=== INFORMATION PROVIDED ===

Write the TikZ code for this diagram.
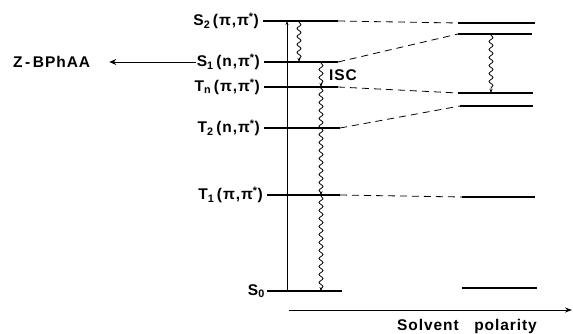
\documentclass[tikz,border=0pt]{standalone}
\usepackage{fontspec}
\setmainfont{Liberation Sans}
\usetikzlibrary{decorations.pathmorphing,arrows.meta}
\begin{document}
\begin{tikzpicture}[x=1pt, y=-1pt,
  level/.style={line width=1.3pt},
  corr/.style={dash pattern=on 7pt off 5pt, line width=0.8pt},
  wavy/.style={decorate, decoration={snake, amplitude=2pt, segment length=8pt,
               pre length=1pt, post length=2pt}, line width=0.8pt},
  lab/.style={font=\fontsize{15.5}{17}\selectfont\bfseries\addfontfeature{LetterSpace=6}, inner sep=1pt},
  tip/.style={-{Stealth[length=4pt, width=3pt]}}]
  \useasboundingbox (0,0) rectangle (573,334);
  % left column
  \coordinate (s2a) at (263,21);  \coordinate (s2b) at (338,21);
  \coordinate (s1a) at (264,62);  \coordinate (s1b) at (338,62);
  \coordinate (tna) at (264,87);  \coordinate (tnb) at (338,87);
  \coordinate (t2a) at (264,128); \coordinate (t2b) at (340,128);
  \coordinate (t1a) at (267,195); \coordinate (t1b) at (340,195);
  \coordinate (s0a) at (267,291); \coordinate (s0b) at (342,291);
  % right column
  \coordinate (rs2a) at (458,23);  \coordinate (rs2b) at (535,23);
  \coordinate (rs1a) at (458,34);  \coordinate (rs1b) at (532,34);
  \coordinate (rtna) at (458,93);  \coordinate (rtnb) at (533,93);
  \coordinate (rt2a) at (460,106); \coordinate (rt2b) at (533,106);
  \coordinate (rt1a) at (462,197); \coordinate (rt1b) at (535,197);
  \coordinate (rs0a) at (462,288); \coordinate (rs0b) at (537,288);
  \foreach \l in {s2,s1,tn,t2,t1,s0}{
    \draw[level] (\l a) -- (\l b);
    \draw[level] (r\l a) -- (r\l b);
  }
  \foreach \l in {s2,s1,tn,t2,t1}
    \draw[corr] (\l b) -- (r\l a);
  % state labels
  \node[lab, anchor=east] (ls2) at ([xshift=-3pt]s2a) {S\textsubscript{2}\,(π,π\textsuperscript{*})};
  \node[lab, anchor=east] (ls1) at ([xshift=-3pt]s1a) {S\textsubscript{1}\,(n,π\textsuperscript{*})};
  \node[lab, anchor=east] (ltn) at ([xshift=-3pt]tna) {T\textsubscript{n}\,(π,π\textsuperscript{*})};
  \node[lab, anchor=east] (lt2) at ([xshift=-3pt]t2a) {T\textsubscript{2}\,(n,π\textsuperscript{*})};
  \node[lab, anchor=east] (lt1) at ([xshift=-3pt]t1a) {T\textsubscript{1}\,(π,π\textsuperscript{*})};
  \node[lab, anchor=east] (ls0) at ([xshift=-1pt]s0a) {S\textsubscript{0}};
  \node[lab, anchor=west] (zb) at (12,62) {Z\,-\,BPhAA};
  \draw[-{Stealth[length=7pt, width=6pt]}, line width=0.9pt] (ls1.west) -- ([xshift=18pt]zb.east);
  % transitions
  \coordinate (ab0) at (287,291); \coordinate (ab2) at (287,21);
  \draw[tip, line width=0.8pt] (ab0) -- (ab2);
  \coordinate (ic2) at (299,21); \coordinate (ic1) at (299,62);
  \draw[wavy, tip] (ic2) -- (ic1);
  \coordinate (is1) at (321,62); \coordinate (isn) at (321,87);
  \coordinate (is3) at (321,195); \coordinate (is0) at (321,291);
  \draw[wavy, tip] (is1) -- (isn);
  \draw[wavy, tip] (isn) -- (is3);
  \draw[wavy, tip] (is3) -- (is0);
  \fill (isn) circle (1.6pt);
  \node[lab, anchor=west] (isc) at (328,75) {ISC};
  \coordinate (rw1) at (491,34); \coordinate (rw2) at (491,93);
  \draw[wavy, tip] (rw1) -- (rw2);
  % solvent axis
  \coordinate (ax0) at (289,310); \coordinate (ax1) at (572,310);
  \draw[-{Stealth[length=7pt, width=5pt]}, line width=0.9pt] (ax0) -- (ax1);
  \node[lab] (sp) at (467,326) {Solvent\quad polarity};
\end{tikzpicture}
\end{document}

===

__TASK OBJECTIVE__
Each line of the data is to be duplicated exactly; pictures stay out of the copy.

__OUTPUT FOR THIS TASK__
Write the TikZ code for this diagram.
\documentclass[tikz,border=0pt]{standalone}
\usepackage{fontspec}
\setmainfont{Liberation Sans}
\usetikzlibrary{decorations.pathmorphing,arrows.meta}
\begin{document}
\begin{tikzpicture}[x=1pt, y=-1pt,
  level/.style={line width=1.3pt},
  corr/.style={dash pattern=on 7pt off 5pt, line width=0.8pt},
  wavy/.style={decorate, decoration={snake, amplitude=2pt, segment length=8pt,
               pre length=1pt, post length=2pt}, line width=0.8pt},
  lab/.style={font=\fontsize{15.5}{17}\selectfont\bfseries\addfontfeature{LetterSpace=6}, inner sep=1pt},
  tip/.style={-{Stealth[length=4pt, width=3pt]}}]
  \useasboundingbox (0,0) rectangle (573,334);
  % left column
  \coordinate (s2a) at (263,21);  \coordinate (s2b) at (338,21);
  \coordinate (s1a) at (264,62);  \coordinate (s1b) at (338,62);
  \coordinate (tna) at (264,87);  \coordinate (tnb) at (338,87);
  \coordinate (t2a) at (264,128); \coordinate (t2b) at (340,128);
  \coordinate (t1a) at (267,195); \coordinate (t1b) at (340,195);
  \coordinate (s0a) at (267,291); \coordinate (s0b) at (342,291);
  % right column
  \coordinate (rs2a) at (458,23);  \coordinate (rs2b) at (535,23);
  \coordinate (rs1a) at (458,34);  \coordinate (rs1b) at (532,34);
  \coordinate (rtna) at (458,93);  \coordinate (rtnb) at (533,93);
  \coordinate (rt2a) at (460,106); \coordinate (rt2b) at (533,106);
  \coordinate (rt1a) at (462,197); \coordinate (rt1b) at (535,197);
  \coordinate (rs0a) at (462,288); \coordinate (rs0b) at (537,288);
  \foreach \l in {s2,s1,tn,t2,t1,s0}{
    \draw[level] (\l a) -- (\l b);
    \draw[level] (r\l a) -- (r\l b);
  }
  \foreach \l in {s2,s1,tn,t2,t1}
    \draw[corr] (\l b) -- (r\l a);
  % state labels
  \node[lab, anchor=east] (ls2) at ([xshift=-3pt]s2a) {S\textsubscript{2}\,(π,π\textsuperscript{*})};
  \node[lab, anchor=east] (ls1) at ([xshift=-3pt]s1a) {S\textsubscript{1}\,(n,π\textsuperscript{*})};
  \node[lab, anchor=east] (ltn) at ([xshift=-3pt]tna) {T\textsubscript{n}\,(π,π\textsuperscript{*})};
  \node[lab, anchor=east] (lt2) at ([xshift=-3pt]t2a) {T\textsubscript{2}\,(n,π\textsuperscript{*})};
  \node[lab, anchor=east] (lt1) at ([xshift=-3pt]t1a) {T\textsubscript{1}\,(π,π\textsuperscript{*})};
  \node[lab, anchor=east] (ls0) at ([xshift=-1pt]s0a) {S\textsubscript{0}};
  \node[lab, anchor=west] (zb) at (12,62) {Z\,-\,BPhAA};
  \draw[-{Stealth[length=7pt, width=6pt]}, line width=0.9pt] (ls1.west) -- ([xshift=18pt]zb.east);
  % transitions
  \coordinate (ab0) at (287,291); \coordinate (ab2) at (287,21);
  \draw[tip, line width=0.8pt] (ab0) -- (ab2);
  \coordinate (ic2) at (299,21); \coordinate (ic1) at (299,62);
  \draw[wavy, tip] (ic2) -- (ic1);
  \coordinate (is1) at (321,62); \coordinate (isn) at (321,87);
  \coordinate (is3) at (321,195); \coordinate (is0) at (321,291);
  \draw[wavy, tip] (is1) -- (isn);
  \draw[wavy, tip] (isn) -- (is3);
  \draw[wavy, tip] (is3) -- (is0);
  \fill (isn) circle (1.6pt);
  \node[lab, anchor=west] (isc) at (328,75) {ISC};
  \coordinate (rw1) at (491,34); \coordinate (rw2) at (491,93);
  \draw[wavy, tip] (rw1) -- (rw2);
  % solvent axis
  \coordinate (ax0) at (289,310); \coordinate (ax1) at (572,310);
  \draw[-{Stealth[length=7pt, width=5pt]}, line width=0.9pt] (ax0) -- (ax1);
  \node[lab] (sp) at (467,326) {Solvent\quad polarity};
\end{tikzpicture}
\end{document}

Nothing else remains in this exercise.